→ **Collected data**:
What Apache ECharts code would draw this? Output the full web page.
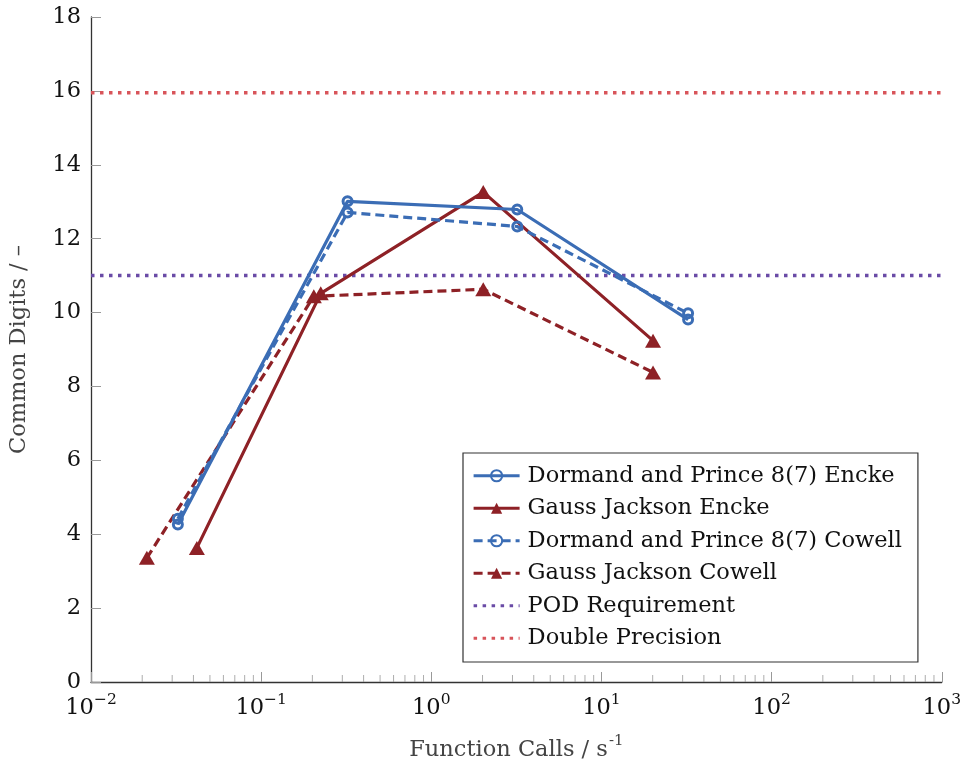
<!DOCTYPE html>
<html>
<head>
<meta charset="utf-8">
<script src="https://cdn.jsdelivr.net/npm/echarts@6/dist/echarts.min.js"></script>
<style>
  html, body { margin: 0; padding: 0; background: #fff; }
  #chart { width: 964px; height: 767px; }
</style>
</head>
<body>
<div id="chart"></div>
<script>
// Function-call rate (s^-1) against common digits for each integrator / formulation
const dpEnckeX = [0.0324, 0.322, 3.2, 32.3];
const dpEnckeY = [4.26, 13.01, 12.79, 9.81];
const gjEnckeX = [0.0419, 0.224, 2.02, 20.1];
const gjEnckeY = [3.63, 10.52, 13.26, 9.24];
const dpCowellX = [0.0324, 0.322, 3.2, 32.3];
const dpCowellY = [4.42, 12.71, 12.33, 9.98];
const gjCowellX = [0.0213, 0.204, 2.02, 20.1];
const gjCowellY = [3.36, 10.44, 10.63, 8.38];

// Reference levels
const podRequirement = 11;
const doublePrecision = 15.95;

// Axis range and decorations
const xRange = [0.01, 1000];
const yTicks = [0, 2, 4, 6, 8, 10, 12, 14, 16, 18];
const xDecadeExponents = [-2, -1, 0, 1, 2, 3];
const minorMultipliers = [2, 3, 4, 5, 6, 7, 8, 9];

const seriesNames = [
  'Dormand and Prince 8(7) Encke',
  'Gauss Jackson Encke',
  'Dormand and Prince 8(7) Cowell',
  'Gauss Jackson Cowell',
  'POD Requirement',
  'Double Precision'
];

const BLUE = '#3b6db5';
const DARKRED = '#8e2126';
const PURPLE = '#6a4ba6';
const LIGHTRED = '#d8545a';
const FONT = 'DejaVu Serif';
const FS = 22.5;

const pairs = (xs, ys) => xs.map((x, i) => [x, ys[i]]);

const minorTicks = [];
xDecadeExponents.slice(0, -1).forEach(e => {
  minorMultipliers.forEach(m => minorTicks.push([m * Math.pow(10, e), 0]));
});

const ringStyle = c => ({ color: 'rgba(255,255,255,0)', borderColor: c, borderWidth: 3 });

const chart = echarts.init(document.getElementById('chart'), null, { renderer: 'canvas' });

const legendData = seriesNames.map((n, i) =>
  i >= 4 ? { name: n, itemStyle: { opacity: 0 } } : { name: n }
);

const option = {
  animation: false,
  backgroundColor: '#ffffff',
  textStyle: { fontFamily: FONT },
  grid: { left: 90, right: 22, top: 17, bottom: 82, containLabel: false },
  xAxis: {
    type: 'log',
    logBase: 10,
    min: xRange[0],
    max: xRange[1],
    name: '{b|Function Calls / s}{s|-1}',
    nameLocation: 'middle',
    nameGap: 52,
    nameTextStyle: {
      rich: {
        b: { fontFamily: FONT, fontSize: FS, color: '#444', lineHeight: 28, verticalAlign: 'bottom' },
        s: { fontFamily: FONT, fontSize: 15, color: '#444', lineHeight: 28, verticalAlign: 'top', padding: [0, 0, 0, 1] }
      }
    },
    axisLine: { show: true, lineStyle: { color: '#333', width: 1.3 } },
    axisTick: { show: true, inside: true, length: 10, lineStyle: { color: '#999', width: 1 } },
    splitLine: { show: false },
    axisLabel: {
      margin: 10,
      formatter: v => {
        const e = Math.round(Math.log10(v));
        return '{b|10}{s|' + (e < 0 ? '\u2212' + (-e) : e) + '}';
      },
      rich: {
        b: { fontFamily: FONT, fontSize: FS, color: '#111', lineHeight: 28, verticalAlign: 'bottom' },
        s: { fontFamily: FONT, fontSize: 15.5, color: '#111', lineHeight: 28, verticalAlign: 'top' }
      }
    }
  },
  yAxis: {
    type: 'value',
    min: yTicks[0],
    max: yTicks[yTicks.length - 1],
    interval: 2,
    name: 'Common Digits / \u2013',
    nameLocation: 'middle',
    nameGap: 60,
    nameRotate: 90,
    nameTextStyle: { fontFamily: FONT, fontSize: FS, color: '#444' },
    axisLine: { show: true, lineStyle: { color: '#333', width: 1.3 } },
    axisTick: { show: true, inside: true, length: 10, lineStyle: { color: '#999', width: 1 } },
    splitLine: { show: false },
    axisLabel: { margin: 10, fontFamily: FONT, fontSize: FS, color: '#111' }
  },
  legend: {
    data: legendData,
    orient: 'vertical',
    left: 463,
    top: 453,
    backgroundColor: '#fff',
    borderColor: '#333',
    borderWidth: 1.2,
    borderRadius: 0,
    padding: [9, 16, 10, 9],
    itemWidth: 46,
    itemHeight: 14,
    itemGap: 5,
    lineStyle: { width: 3.2 },
    textStyle: { fontFamily: FONT, fontSize: FS, color: '#111', lineHeight: 27.5, padding: [0, 0, 0, 3] }
  },
  series: [
    {
      name: seriesNames[0], type: 'line', data: pairs(dpEnckeX, dpEnckeY),
      symbol: 'circle', symbolSize: 9, z: 5,
      lineStyle: { color: BLUE, width: 3.2 }, itemStyle: ringStyle(BLUE)
    },
    {
      name: seriesNames[1], type: 'line', data: pairs(gjEnckeX, gjEnckeY),
      symbol: 'triangle', symbolSize: [16, 14], z: 4,
      lineStyle: { color: DARKRED, width: 3.2 }, itemStyle: { color: DARKRED }
    },
    {
      name: seriesNames[2], type: 'line', data: pairs(dpCowellX, dpCowellY),
      symbol: 'circle', symbolSize: 9, z: 5,
      lineStyle: { color: BLUE, width: 3.2, type: [9, 5] }, itemStyle: ringStyle(BLUE)
    },
    {
      name: seriesNames[3], type: 'line', data: pairs(gjCowellX, gjCowellY),
      symbol: 'triangle', symbolSize: [16, 14], z: 4,
      lineStyle: { color: DARKRED, width: 3.2, type: [9, 5] }, itemStyle: { color: DARKRED }
    },
    {
      name: seriesNames[4], type: 'line', data: [[xRange[0], podRequirement], [xRange[1], podRequirement]],
      symbol: 'none', z: 3,
      lineStyle: { color: PURPLE, width: 3.5, type: [3.5, 5.5] }, itemStyle: { color: PURPLE }
    },
    {
      name: seriesNames[5], type: 'line', data: [[xRange[0], doublePrecision], [xRange[1], doublePrecision]],
      symbol: 'none', z: 3,
      lineStyle: { color: LIGHTRED, width: 3.5, type: [3.5, 5.5] }, itemStyle: { color: LIGHTRED }
    },
    {
      // minor log ticks along the bottom axis
      name: 'minorTicks', type: 'scatter', data: minorTicks, silent: true, clip: false, z: 1,
      symbol: 'rect', symbolSize: [1, 7], symbolOffset: [0, -3.5],
      itemStyle: { color: '#999' }
    }
  ]
};

chart.setOption(option);
</script>
</body>
</html>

→ **Your task**:
Return all of the data exactly as written, and drop the pictures.

→ **Worked answer**:
What Apache ECharts code would draw this? Output the full web page.
<!DOCTYPE html>
<html>
<head>
<meta charset="utf-8">
<script src="https://cdn.jsdelivr.net/npm/echarts@6/dist/echarts.min.js"></script>
<style>
  html, body { margin: 0; padding: 0; background: #fff; }
  #chart { width: 964px; height: 767px; }
</style>
</head>
<body>
<div id="chart"></div>
<script>
// Function-call rate (s^-1) against common digits for each integrator / formulation
const dpEnckeX = [0.0324, 0.322, 3.2, 32.3];
const dpEnckeY = [4.26, 13.01, 12.79, 9.81];
const gjEnckeX = [0.0419, 0.224, 2.02, 20.1];
const gjEnckeY = [3.63, 10.52, 13.26, 9.24];
const dpCowellX = [0.0324, 0.322, 3.2, 32.3];
const dpCowellY = [4.42, 12.71, 12.33, 9.98];
const gjCowellX = [0.0213, 0.204, 2.02, 20.1];
const gjCowellY = [3.36, 10.44, 10.63, 8.38];

// Reference levels
const podRequirement = 11;
const doublePrecision = 15.95;

// Axis range and decorations
const xRange = [0.01, 1000];
const yTicks = [0, 2, 4, 6, 8, 10, 12, 14, 16, 18];
const xDecadeExponents = [-2, -1, 0, 1, 2, 3];
const minorMultipliers = [2, 3, 4, 5, 6, 7, 8, 9];

const seriesNames = [
  'Dormand and Prince 8(7) Encke',
  'Gauss Jackson Encke',
  'Dormand and Prince 8(7) Cowell',
  'Gauss Jackson Cowell',
  'POD Requirement',
  'Double Precision'
];

const BLUE = '#3b6db5';
const DARKRED = '#8e2126';
const PURPLE = '#6a4ba6';
const LIGHTRED = '#d8545a';
const FONT = 'DejaVu Serif';
const FS = 22.5;

const pairs = (xs, ys) => xs.map((x, i) => [x, ys[i]]);

const minorTicks = [];
xDecadeExponents.slice(0, -1).forEach(e => {
  minorMultipliers.forEach(m => minorTicks.push([m * Math.pow(10, e), 0]));
});

const ringStyle = c => ({ color: 'rgba(255,255,255,0)', borderColor: c, borderWidth: 3 });

const chart = echarts.init(document.getElementById('chart'), null, { renderer: 'canvas' });

const legendData = seriesNames.map((n, i) =>
  i >= 4 ? { name: n, itemStyle: { opacity: 0 } } : { name: n }
);

const option = {
  animation: false,
  backgroundColor: '#ffffff',
  textStyle: { fontFamily: FONT },
  grid: { left: 90, right: 22, top: 17, bottom: 82, containLabel: false },
  xAxis: {
    type: 'log',
    logBase: 10,
    min: xRange[0],
    max: xRange[1],
    name: '{b|Function Calls / s}{s|-1}',
    nameLocation: 'middle',
    nameGap: 52,
    nameTextStyle: {
      rich: {
        b: { fontFamily: FONT, fontSize: FS, color: '#444', lineHeight: 28, verticalAlign: 'bottom' },
        s: { fontFamily: FONT, fontSize: 15, color: '#444', lineHeight: 28, verticalAlign: 'top', padding: [0, 0, 0, 1] }
      }
    },
    axisLine: { show: true, lineStyle: { color: '#333', width: 1.3 } },
    axisTick: { show: true, inside: true, length: 10, lineStyle: { color: '#999', width: 1 } },
    splitLine: { show: false },
    axisLabel: {
      margin: 10,
      formatter: v => {
        const e = Math.round(Math.log10(v));
        return '{b|10}{s|' + (e < 0 ? '\u2212' + (-e) : e) + '}';
      },
      rich: {
        b: { fontFamily: FONT, fontSize: FS, color: '#111', lineHeight: 28, verticalAlign: 'bottom' },
        s: { fontFamily: FONT, fontSize: 15.5, color: '#111', lineHeight: 28, verticalAlign: 'top' }
      }
    }
  },
  yAxis: {
    type: 'value',
    min: yTicks[0],
    max: yTicks[yTicks.length - 1],
    interval: 2,
    name: 'Common Digits / \u2013',
    nameLocation: 'middle',
    nameGap: 60,
    nameRotate: 90,
    nameTextStyle: { fontFamily: FONT, fontSize: FS, color: '#444' },
    axisLine: { show: true, lineStyle: { color: '#333', width: 1.3 } },
    axisTick: { show: true, inside: true, length: 10, lineStyle: { color: '#999', width: 1 } },
    splitLine: { show: false },
    axisLabel: { margin: 10, fontFamily: FONT, fontSize: FS, color: '#111' }
  },
  legend: {
    data: legendData,
    orient: 'vertical',
    left: 463,
    top: 453,
    backgroundColor: '#fff',
    borderColor: '#333',
    borderWidth: 1.2,
    borderRadius: 0,
    padding: [9, 16, 10, 9],
    itemWidth: 46,
    itemHeight: 14,
    itemGap: 5,
    lineStyle: { width: 3.2 },
    textStyle: { fontFamily: FONT, fontSize: FS, color: '#111', lineHeight: 27.5, padding: [0, 0, 0, 3] }
  },
  series: [
    {
      name: seriesNames[0], type: 'line', data: pairs(dpEnckeX, dpEnckeY),
      symbol: 'circle', symbolSize: 9, z: 5,
      lineStyle: { color: BLUE, width: 3.2 }, itemStyle: ringStyle(BLUE)
    },
    {
      name: seriesNames[1], type: 'line', data: pairs(gjEnckeX, gjEnckeY),
      symbol: 'triangle', symbolSize: [16, 14], z: 4,
      lineStyle: { color: DARKRED, width: 3.2 }, itemStyle: { color: DARKRED }
    },
    {
      name: seriesNames[2], type: 'line', data: pairs(dpCowellX, dpCowellY),
      symbol: 'circle', symbolSize: 9, z: 5,
      lineStyle: { color: BLUE, width: 3.2, type: [9, 5] }, itemStyle: ringStyle(BLUE)
    },
    {
      name: seriesNames[3], type: 'line', data: pairs(gjCowellX, gjCowellY),
      symbol: 'triangle', symbolSize: [16, 14], z: 4,
      lineStyle: { color: DARKRED, width: 3.2, type: [9, 5] }, itemStyle: { color: DARKRED }
    },
    {
      name: seriesNames[4], type: 'line', data: [[xRange[0], podRequirement], [xRange[1], podRequirement]],
      symbol: 'none', z: 3,
      lineStyle: { color: PURPLE, width: 3.5, type: [3.5, 5.5] }, itemStyle: { color: PURPLE }
    },
    {
      name: seriesNames[5], type: 'line', data: [[xRange[0], doublePrecision], [xRange[1], doublePrecision]],
      symbol: 'none', z: 3,
      lineStyle: { color: LIGHTRED, width: 3.5, type: [3.5, 5.5] }, itemStyle: { color: LIGHTRED }
    },
    {
      // minor log ticks along the bottom axis
      name: 'minorTicks', type: 'scatter', data: minorTicks, silent: true, clip: false, z: 1,
      symbol: 'rect', symbolSize: [1, 7], symbolOffset: [0, -3.5],
      itemStyle: { color: '#999' }
    }
  ]
};

chart.setOption(option);
</script>
</body>
</html>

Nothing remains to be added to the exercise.